Hier erzählt der Sohn vom damaligen Bundeskanzler Willy Brandt Episoden aus seinem Kinderleben.

Die Familie war ständig von Personenschützern umgeben. Natürlich kann der kleine Junge nicht so ganz ermessen, warum diese Umstände sein Leben bestimmen. Insgeheim beneidet er die anderen Jungs um ihre „normale“ Kindheit.

Er scheint mühelos durch seine Welt zu trudeln, die aus Spielen, seinem Hund Gabor und den mehr oder weniger geschätzten Wachleuten vor seinem Elternhaus, den Lehrern oder dem Postboten bestand. Ferner gab es da den komischen Nachbarn, der sich etwas seltsam aufführt, und es gibt das Vorsingen bei eben jenem Mann namens Heinrich Lübke.

Zwischendurch gelingt es dem Jungen immer wieder einmal, den Erwachsenen zu entwischen. Dann verlustiert er sich in den angrenzenden Wäldern oder Wiesen. Wie alle Kinder erfreut er sich an seinem Spielzeug und lässt seiner Fantasie beim Spielen freien Lauf. Zuweilen recht waghalsige Spielchen wie z.B. das Feuer in seinem Kinderzimmer werden ihm seitens der Erwachsenen nicht nachgetragen.

M. Brandt wollte nie auffallen. Er versteckte sich in der hintersten Reihe der Klasse, wenn es um öffentliche Vorführungen ging. Alles in Allem ist er ein ganz normaler Junge, der keine Extrawünsche für sich beanspruchte.

Naiv und bestrickend sind die Schilderungen, wie er bei seinem Freund Holger übernachtet und das spießige Bürgerleben als das Größte überhaupt betrachtet. Der Blick in die siebziger Jahre mit dem Mief der bürgerlichen Anständigkeit und dem bescheidenen Wohlstand sind von historischer Relevanz!

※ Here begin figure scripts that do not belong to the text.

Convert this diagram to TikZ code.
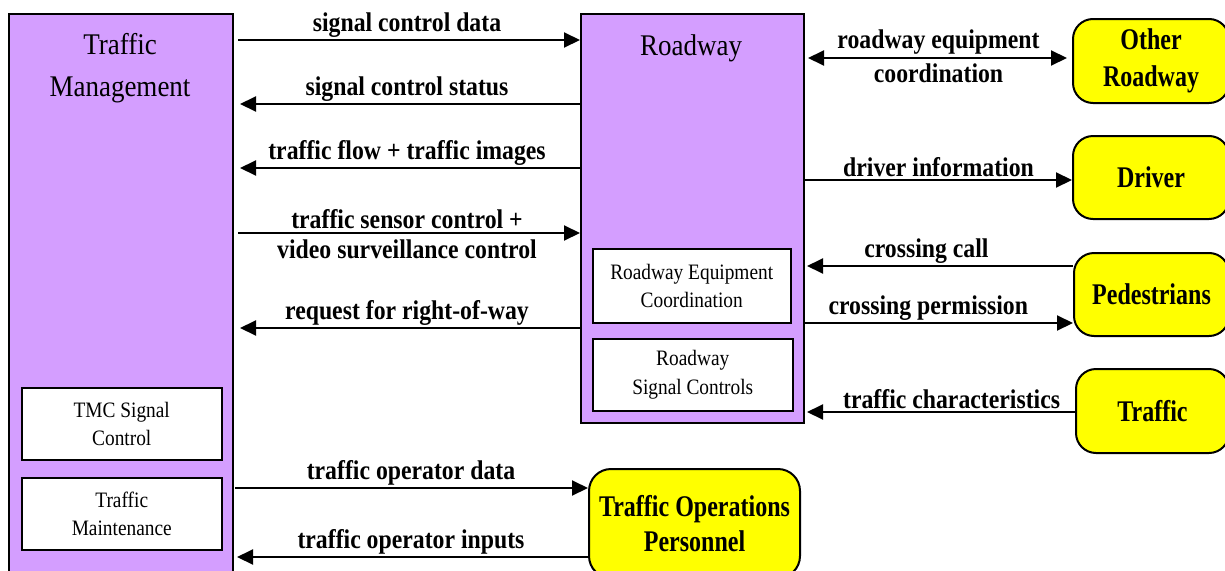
\documentclass[tikz,border=0pt]{standalone}
\usepackage{fontspec}
\setmainfont{Liberation Serif}
\newfontfamily\titlefont{Liberation Serif}[FakeStretch=0.9]
\newfontfamily\subfont{Liberation Serif}[FakeStretch=0.88]
\newfontfamily\labfont{Liberation Serif}[FakeStretch=0.88]
\newfontfamily\extfont{Liberation Serif}[FakeStretch=0.8]
\usetikzlibrary{arrows.meta,calc}
\definecolor{lav}{RGB}{212,158,255}
\definecolor{yel}{RGB}{255,255,0}
\begin{document}
\begin{tikzpicture}[x=1pt,y=-1pt,
  sys/.style={draw, line width=2pt, fill=lav, anchor=north west, inner sep=0pt},
  sub/.style={draw, line width=1.5pt, fill=white, anchor=north west, inner sep=0pt, align=center, font=\subfont\fontsize{22}{28.5}\selectfont},
  ext/.style={draw, line width=2pt, fill=yel, rounded corners=20pt, anchor=north west, inner sep=0pt, align=center, font=\extfont\bfseries\fontsize{30}{37}\selectfont},
  ttl/.style={align=center, font=\titlefont\fontsize{30}{42}\selectfont},
  flow/.style={line width=2pt, -{Triangle[length=16pt,width=15pt]}},
  both/.style={line width=2pt, {Triangle[length=16pt,width=15pt]}-{Triangle[length=16pt,width=15pt]}},
  lab/.style={font=\labfont\bfseries\fontsize{27}{31}\selectfont, inner sep=2pt},
]
\useasboundingbox (0,0) rectangle (1225,570);
\clip (0,0) rectangle (1225,570);

% systems
\node[sys, minimum width=224pt, minimum height=600pt] (tm) at (8,13) {};
\node[sys, minimum width=223pt, minimum height=409pt] (rw) at (580,13) {};
\node[ttl] (tmt) at (120,68) {Traffic\\Management};
\node[ttl] (rwt) at (691,48) {Roadway};
\node[sub, minimum width=198pt, minimum height=74pt] (rec) at (592,248) {Roadway Equipment\\Coordination};
\node[sub, minimum width=200pt, minimum height=72pt] (rsc) at (592,338) {Roadway\\Signal Controls};
\node[sub, minimum width=200pt, minimum height=72pt] (tmc) at (21,387) {TMC Signal\\Control};
\node[sub, minimum width=200pt, minimum height=72pt] (tmm) at (21,477) {Traffic\\Maintenance};

% terminators
\node[ext, minimum width=156pt, minimum height=84pt] (or) at (1072,18) {Other\\Roadway};
\node[ext, minimum width=156pt, minimum height=83pt] (dr) at (1072,135) {Driver};
\node[ext, minimum width=155pt, minimum height=83pt] (pd) at (1073,252) {Pedestrians};
\node[ext, minimum width=153pt, minimum height=84pt] (tr) at (1075,368) {Traffic};
\node[ext, minimum width=211pt, minimum height=109pt, rounded corners=22pt, font=\extfont\bfseries\fontsize{30}{35}\selectfont] (op) at (588,468) {Traffic Operations\\Personnel};

% TM <-> Roadway
\draw[flow, shorten <=4pt] (tm.east |- 0,40) -- node[lab, above]{signal control data} (rw.west |- 0,40);
\draw[flow, shorten >=6pt] (rw.west |- 0,104) -- node[lab, above]{signal control status} (tm.east |- 0,104);
\draw[flow, shorten >=6pt] (rw.west |- 0,168) -- node[lab, above]{traffic flow + traffic images} (tm.east |- 0,168);
\draw[flow, shorten <=4pt] (tm.east |- 0,233) -- node[lab, above, yshift=1pt]{traffic sensor control +} node[lab, below, yshift=-4pt]{video surveillance control} (rw.west |- 0,233);
\draw[flow, shorten >=6pt] (rw.west |- 0,328) -- node[lab, above]{request for right-of-way} (tm.east |- 0,328);

% Roadway <-> terminators
\draw[both, shorten <=3pt, shorten >=5pt] (rw.east |- 0,58) -- node[lab, above, yshift=1pt]{roadway equipment} node[lab, below, yshift=-3pt]{coordination} (or.west |- 0,58);
\draw[flow] (rw.east |- 0,180) -- node[lab, above]{driver information} (dr.west |- 0,180);
\draw[flow, shorten >=2pt] (pd.west |- 0,266) -- node[lab, above, pos=0.547]{crossing call} (rw.east |- 0,266);
\draw[flow] (rw.east |- 0,323) -- node[lab, above, pos=0.46]{crossing permission} (pd.west |- 0,323);
\draw[flow, shorten >=2pt] (tr.west |- 0,412) -- node[lab, above, pos=0.457]{traffic characteristics} (rw.east |- 0,412);

% TM <-> operators
\draw[flow, shorten <=1pt] (tm.east |- 0,488) -- node[lab, above]{traffic operator data} (op.west |- 0,488);
\draw[flow, shorten >=3pt] (op.west |- 0,557) -- node[lab, above]{traffic operator inputs} (tm.east |- 0,557);
\end{tikzpicture}
\end{document}
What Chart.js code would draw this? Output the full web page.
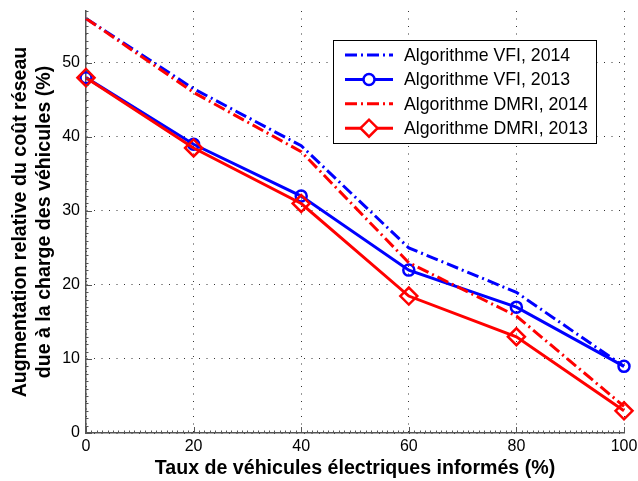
<!DOCTYPE html>
<html>
<head>
<meta charset="utf-8">
<script src="https://cdn.jsdelivr.net/npm/chart.js@4/dist/chart.umd.min.js"></script>
<style>
  html, body { margin: 0; padding: 0; background: #fff; }
  #wrap { width: 638px; height: 481px; }
</style>
</head>
<body>
<div id="wrap"><canvas id="myChart"></canvas></div>
<script>
// données
var taux = [0, 20, 40, 60, 80, 100];
var vfi2014 = [56, 46.5, 38.8, 25, 19, 9];
var vfi2013 = [48, 39, 32, 22, 17, 9];
var dmri2014 = [56, 46, 38, 23, 15.8, 3.6];
var dmri2013 = [48, 38.5, 31, 18.5, 13, 3];
var noms = ["Algorithme VFI, 2014", "Algorithme VFI, 2013", "Algorithme DMRI, 2014", "Algorithme DMRI, 2013"];
var yTicks = [0, 10, 20, 30, 40, 50];

var police = "'Liberation Sans', Arial, Helvetica, sans-serif";
var tiret = [12, 4, 2, 4];

function pts(vals) {
  return vals.map(function (v, i) { return { x: taux[i], y: v }; });
}

// petites graduations + légende façon matlab
var matlabDeco = {
  id: 'matlabDeco',
  afterDatasetsDraw: function (chart) {
    var ctx = chart.ctx, xs = chart.scales.x, ys = chart.scales.y;
    var a = chart.chartArea;
    ctx.save();
    ctx.strokeStyle = '#555';
    ctx.lineWidth = 1;
    ctx.beginPath();
    for (var i = 0; i <= 100; i++) {
      var px = Math.round(xs.getPixelForValue(i)) + 0.5;
      var l = (i % 20 === 0) ? 6 : 2.5;
      ctx.moveTo(px, a.bottom); ctx.lineTo(px, a.bottom - l);
    }
    for (var j = 0; j <= 57; j++) {
      var py = Math.round(ys.getPixelForValue(j)) + 0.5;
      var l2 = (j % 10 === 0) ? 6 : 2.5;
      ctx.moveTo(a.left, py); ctx.lineTo(a.left + l2, py);
    }
    ctx.stroke();

    // légende
    var bx = 333.5, by = 40.5, bw = 263, bh = 103;
    ctx.fillStyle = '#fff';
    ctx.fillRect(bx, by, bw, bh);
    ctx.strokeStyle = '#000';
    ctx.lineWidth = 1;
    ctx.strokeRect(bx, by, bw, bh);
    ctx.font = '17.7px ' + police;
    ctx.textBaseline = 'middle';
    chart.data.datasets.forEach(function (ds, k) {
      var cy = 55 + k * 24.4;
      ctx.save();
      ctx.strokeStyle = ds.borderColor;
      ctx.lineWidth = ds.borderWidth;
      ctx.setLineDash(ds.borderDash || []);
      ctx.beginPath();
      ctx.moveTo(345, cy); ctx.lineTo(393, cy);
      ctx.stroke();
      ctx.restore();
      if (ds.pointRadius > 0) {
        ctx.strokeStyle = ds.borderColor;
        ctx.lineWidth = ds.pointBorderWidth;
        ctx.fillStyle = '#fff';
        ctx.beginPath();
        if (ds.pointStyle === 'circle') {
          ctx.arc(369, cy, ds.pointRadius, 0, Math.PI * 2);
        } else {
          var r = ds.pointRadius;
          ctx.moveTo(369 - r, cy); ctx.lineTo(369, cy - r); ctx.lineTo(369 + r, cy); ctx.lineTo(369, cy + r); ctx.closePath();
        }
        ctx.fill();
        ctx.stroke();
      }
      ctx.fillStyle = '#000';
      ctx.fillText(ds.label, 404, cy + 1);
    });
    ctx.restore();
  }
};

var ctx = document.getElementById("myChart");
var myChart = new Chart(ctx, {
  type: 'line',
  data: {
    datasets: [{
      label: noms[0],
      data: pts(vfi2014),
      borderColor: '#0000ff',
      borderWidth: 3,
      borderDash: tiret,
      pointRadius: 0,
      order: 4
    }, {
      label: noms[1],
      data: pts(vfi2013),
      borderColor: '#0000ff',
      borderWidth: 3,
      pointStyle: 'circle',
      pointRadius: 5.5,
      pointBorderWidth: 2.5,
      pointBackgroundColor: 'rgba(255,255,255,0)',
      pointBorderColor: '#0000ff',
      order: 3
    }, {
      label: noms[2],
      data: pts(dmri2014),
      borderColor: '#ff0000',
      borderWidth: 3,
      borderDash: tiret,
      pointRadius: 0,
      order: 2
    }, {
      label: noms[3],
      data: pts(dmri2013),
      borderColor: '#ff0000',
      borderWidth: 3,
      pointStyle: 'rectRot',
      pointRadius: 8.5,
      pointBorderWidth: 2.5,
      pointBackgroundColor: 'rgba(255,255,255,0)',
      pointBorderColor: '#ff0000',
      order: 1
    }]
  },
  options: {
    responsive: true,
    maintainAspectRatio: false,
    animation: false,
    events: [],
    clip: false,
    layout: { padding: { top: 6, right: 14, left: 0, bottom: 0 } },
    plugins: { legend: { display: false }, tooltip: { enabled: false } },
    scales: {
      x: {
        type: 'linear',
        min: 0, max: 100,
        ticks: { stepSize: 20, color: '#000', font: { size: 16, family: police }, padding: 4, maxRotation: 0 },
        grid: { color: '#333', lineWidth: 1, drawTicks: false },
        border: { display: true, color: '#555', width: 1.5, dash: [1, 6.5] },
        title: { display: true, text: 'Taux de véhicules électriques informés (%)', color: '#000',
                 font: { size: 19.6, weight: 'bold', family: police }, padding: { top: 0, bottom: 1 } },
        afterFit: function (s) { s.height = 48; s.paddingLeft = 0; s.paddingRight = 0; }
      },
      y: {
        type: 'linear',
        min: 0, max: 57,
        afterBuildTicks: function (s) { s.ticks = yTicks.map(function (v) { return { value: v }; }); },
        ticks: { color: '#000', font: { size: 16, family: police }, padding: 6 },
        grid: { color: '#333', lineWidth: 1, drawTicks: false },
        border: { display: true, color: '#555', width: 1.5, dash: [1, 6.5] },
        title: { display: true, text: ['Augmentation relative du coût réseau', 'due à la charge des véhicules (%)'],
                 color: '#000', font: { size: 19.6, weight: 'bold', family: police, lineHeight: 1.2 }, padding: { top: 9, bottom: 0 } },
        afterFit: function (s) { s.width = 86; s.paddingTop = 0; s.paddingBottom = 0; }
      }
    }
  },
  plugins: [matlabDeco]
});
</script>
</body>
</html>
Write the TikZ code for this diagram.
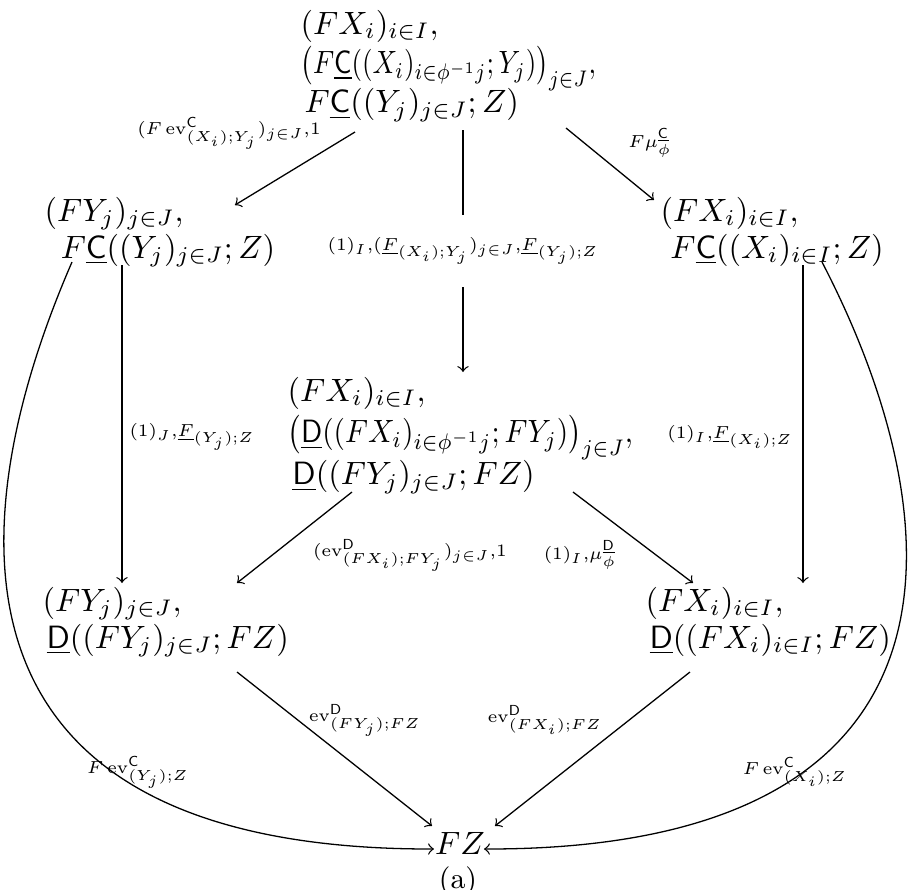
\documentclass[tikz,border=0pt]{standalone}
\usepackage{amsmath,amssymb,graphicx}
\usetikzlibrary{calc}
\newcommand\ulC{\underline{\mathsf{C}}}
\newcommand\ulD{\underline{\mathsf{D}}}
\newcommand\mlines[2]{\vtop{\lineskiplimit=-\maxdimen\baselineskip=#1\relax\halign{##\hfil\cr#2\crcr}}}
\newcommand\lbl[1]{\scalebox{0.9}{\fontsize{8.6}{10}\selectfont$\scriptstyle #1$}}
\begin{document}
\begin{tikzpicture}[x=0.31pt,y=-0.31pt,
  obj/.style={anchor=base west, inner sep=0pt},
  lab/.style={anchor=center, inner sep=0pt},
  arr/.style={->, line width=0.4pt}]
\useasboundingbox (0,0) rectangle (909,890);

\node[obj] (T) at (300,34) {\mlines{12.2pt}{$(FX_i)_{i\in I},$\cr
  \scalebox{0.84}[1]{$\bigl(F\ulC((X_i)_{i\in\phi^{-1}j};Y_j)\bigr)_{j\in J},$}\cr
  \kern1.2pt$F\ulC((Y_j)_{j\in J};Z)$}};
\node[obj] (L) at (44,221) {\mlines{11.5pt}{$(FY_j)_{j\in J},$\cr
  \kern5pt$F\ulC((Y_j)_{j\in J};Z)$}};
\node[obj] (R) at (660,221) {\mlines{11.5pt}{$(FX_i)_{i\in I},$\cr
  \kern3pt$F\ulC((X_i)_{i\in I};Z)$}};
\node[obj] (M) at (287,401) {\mlines{13pt}{$(FX_i)_{i\in I},$\cr
  \scalebox{0.91}[1]{$\bigl(\ulD((FX_i)_{i\in\phi^{-1}j};FY_j)\bigr)_{j\in J},$}\cr
  \kern1.5pt$\ulD((FY_j)_{j\in J};FZ)$}};
\node[obj] (BL) at (42,611) {\mlines{11.5pt}{$(FY_j)_{j\in J},$\cr
  \kern1.2pt$\ulD((FY_j)_{j\in J};FZ)$}};
\node[obj] (BR) at (645,611) {\mlines{11.5pt}{$(FX_i)_{i\in I},$\cr
  \kern1.2pt$\ulD((FX_i)_{i\in I};FZ)$}};
\node[lab] (FZ) at (460,843) {$FZ$};
\node[lab] (cap) at (458,881) {\fontsize{9}{11}\selectfont (a)};

% arrows
\draw[arr] ([shift={(55,98)}]T.base west) -- ([shift={(191,-16)}]L.base west);
\draw[arr] ([shift={(163,96)}]T.base west) --
  node[lab, fill=white, inner xsep=1pt, inner ysep=7pt] (l2)
  {\lbl{(1)_I,(\underline{F}_{(X_i);Y_j})_{j\in J},\underline{F}_{(Y_j);Z}}}
  ([shift={(176,-29)}]M.base west);
\draw[arr] ([shift={(266,94)}]T.base west) -- ([shift={(-6,-21)}]R.base west);
\draw[arr] ([shift={(78,44)}]L.base west) -- ([shift={(80,-28)}]BL.base west);
\draw[arr] ([shift={(143,44)}]R.base west) -- ([shift={(158,-28)}]BR.base west);
\draw[arr] ([shift={(65,91)}]M.base west) -- ([shift={(195,-28)}]BL.base west);
\draw[arr] ([shift={(286,91)}]M.base west) -- ([shift={(48,-28)}]BR.base west);
\draw[arr] ([shift={(195,61)}]BL.base west) -- ([shift={(-28,-17)}]FZ.center);
\draw[arr] ([shift={(45,61)}]BR.base west) -- ([shift={(35,-17)}]FZ.center);
\draw[arr] ([shift={(28,41)}]L.base west) .. controls (-40,520) and (-70,850) .. ([shift={(-26,6)}]FZ.center);
\draw[arr] ([shift={(162,41)}]R.base west) .. controls (956,520) and (986,850) .. ([shift={(24,6)}]FZ.center);

% labels
\node[lab] (l1) at (229,133) {\lbl{(F\operatorname{ev}^{\mathsf{C}}_{(X_i);Y_j})_{j\in J},1}};
\node[lab] (l3) at (650,143) {\lbl{F\mu^{\ulC}_{\phi}}};
\node[lab] (l4) at (192,437) {\lbl{(1)_J,\underline{F}_{(Y_j);Z}}};
\node[lab] (l5) at (730,437) {\lbl{(1)_I,\underline{F}_{(X_i);Z}}};
\node[lab] (l6) at (410,555) {\lbl{(\operatorname{ev}^{\mathsf{D}}_{(FX_i);FY_j})_{j\in J},1}};
\node[lab] (l7) at (580,555) {\lbl{(1)_I,\mu^{\ulD}_{\phi}}};
\node[lab] (l8) at (365,720) {\lbl{\operatorname{ev}^{\mathsf{D}}_{(FY_j);FZ}}};
\node[lab] (l9) at (545,720) {\lbl{\operatorname{ev}^{\mathsf{D}}_{(FX_i);FZ}}};
\node[lab] (l10) at (138,772) {\lbl{F\operatorname{ev}^{\mathsf{C}}_{(Y_j);Z}}};
\node[lab] (l11) at (795,772) {\lbl{F\operatorname{ev}^{\mathsf{C}}_{(X_i);Z}}};
\end{tikzpicture}
\end{document}
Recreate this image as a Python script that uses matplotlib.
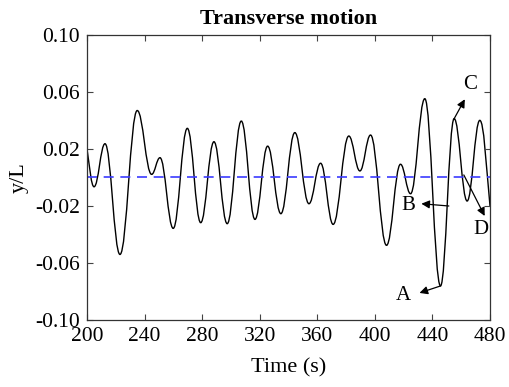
import matplotlib
matplotlib.use('Agg')
import matplotlib.pyplot as plt
from matplotlib.path import Path
import matplotlib.patches as patches

plt.rcParams['font.family'] = ['Liberation Serif', 'DejaVu Serif']
plt.rcParams['axes.unicode_minus'] = False

# turning points of the response (time s, y/L)
t_pts = [200.0, 204.9, 212.5, 222.9, 234.9, 244.9, 250.7, 259.9, 269.7, 279.0,
         288.2, 297.4, 307.2, 316.7, 325.5, 334.7, 344.4, 354.2, 362.3, 371.0,
         381.9, 389.6, 397.0, 408.1, 417.8, 424.8, 434.7, 445.6, 455.1, 464.1,
         472.9, 480.0]
y_pts = [0.020, -0.0065, 0.0237, -0.054, 0.047, 0.0022, 0.0139, -0.0357, 0.0345, -0.0317,
         0.0251, -0.0324, 0.0396, -0.0294, 0.022, -0.0254, 0.0315, -0.0184, 0.010, -0.0329,
         0.0291, 0.0046, 0.0298, -0.0476, 0.0093, -0.0114, 0.0553, -0.0761, 0.0413, -0.0165,
         0.0401, -0.020]

x_ticks = [200, 240, 280, 320, 360, 400, 440, 480]
y_ticks = [-0.10, -0.06, -0.02, 0.02, 0.06, 0.10]
y_ticklabels = ['-0.10', '-0.06', '-0.02', '0.02', '0.06', '0.10']

# labels: (text, text position, arrow head, arrow tail)
notes = [
    ('A', (419.5, -0.083), (431.0, -0.081), (445.6, -0.0761)),
    ('B', (423.0, -0.0193), (432.3, -0.0184), (451.4, -0.020)),
    ('C', (466.0, 0.0654), (462.5, 0.0549), (455.1, 0.0413)),
    ('D', (474.0, -0.0364), (476.3, -0.027), (461.8, 0.0018)),
]

fig = plt.figure(figsize=(5.1, 3.87), dpi=100)
ax = fig.add_axes([0.1706, 0.1731, 0.7902, 0.7365])

# smooth curve through the turning points (horizontal tangents at extrema)
verts = [(t_pts[0], y_pts[0])]
codes = [Path.MOVETO]
a = 0.4
for i in range(len(t_pts) - 1):
    t0, y0, t1, y1 = t_pts[i], y_pts[i], t_pts[i + 1], y_pts[i + 1]
    dt = t1 - t0
    c1 = (t0 + a * dt, y0) if i > 0 else (t0 + a * dt, y0 + 0.5 * (y1 - y0))
    c2 = (t1 - a * dt, y1) if i < len(t_pts) - 2 else (t1 - a * dt, y1 - 0.5 * (y1 - y0))
    verts += [c1, c2, (t1, y1)]
    codes += [Path.CURVE4] * 3
ax.add_patch(patches.PathPatch(Path(verts, codes), facecolor='none',
                               edgecolor='black', lw=1.0))

ax.axhline(0.0, color='#3b3bff', lw=1.2, ls=(0, (6, 4)))

for lab, tp, head, tail in notes:
    ax.text(tp[0], tp[1], lab, ha='center', va='center', fontsize=15)
    ax.annotate('', xy=head, xytext=tail,
                arrowprops=dict(arrowstyle='-|>', color='black', lw=0.9,
                                mutation_scale=12, shrinkA=0, shrinkB=0))

ax.set_xlim(200, 480)
ax.set_ylim(-0.10, 0.10)
ax.set_xticks(x_ticks)
ax.set_yticks(y_ticks)
ax.set_yticklabels(y_ticklabels)
ax.tick_params(direction='in', top=True, right=True, labelsize=15.5, length=4,
               color='#444444', pad=5)
ax.tick_params(axis='x', pad=5)
for s in ax.spines.values():
    s.set_color('#333333')
    s.set_linewidth(0.9)

ax.set_title('Transverse motion', fontsize=16, fontweight='bold', pad=8)
ax.set_xlabel('Time (s)', fontsize=16, labelpad=9)
ax.set_ylabel('y/L', fontsize=16, labelpad=5)

fig.savefig('out.png', dpi=100)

Der Autor ist hautnah in die Tage seiner Kindheit geschlüpft und eröffnet den Blick in eine kindliche Welt, die so, wie sie war, für ihn in Ordnung war. Humorvolle Passagen über seine Beobachtungen der Erwachsenenwelt lassen auf einen wirklich souveränen kleinen Kerl schließen!

Die Mischung aus Poesie, Fantasie, stiller Beobachtung und ganz authentischem Erlebnisbericht macht das Buch so attraktiv für den Leser. Hier rechnet niemand mit seiner Kindheit ab oder beklagt sich über entgangene Kindheitsfreuden. Im Gegenteil: dieser Junge hat eine liebevolle Mutter und einen fernen Vater, den er kaum vermisst. Er hat einen wachen Geist und zeigt ganz freimütig Gefühle der Furcht oder der Freude.

Das bescheidene und freundliche Kind hat einen Weg gefunden, in dem er seine ganz eigene Karriere zum Erfolg brachte: er wurde ein angesehener Schauspieler.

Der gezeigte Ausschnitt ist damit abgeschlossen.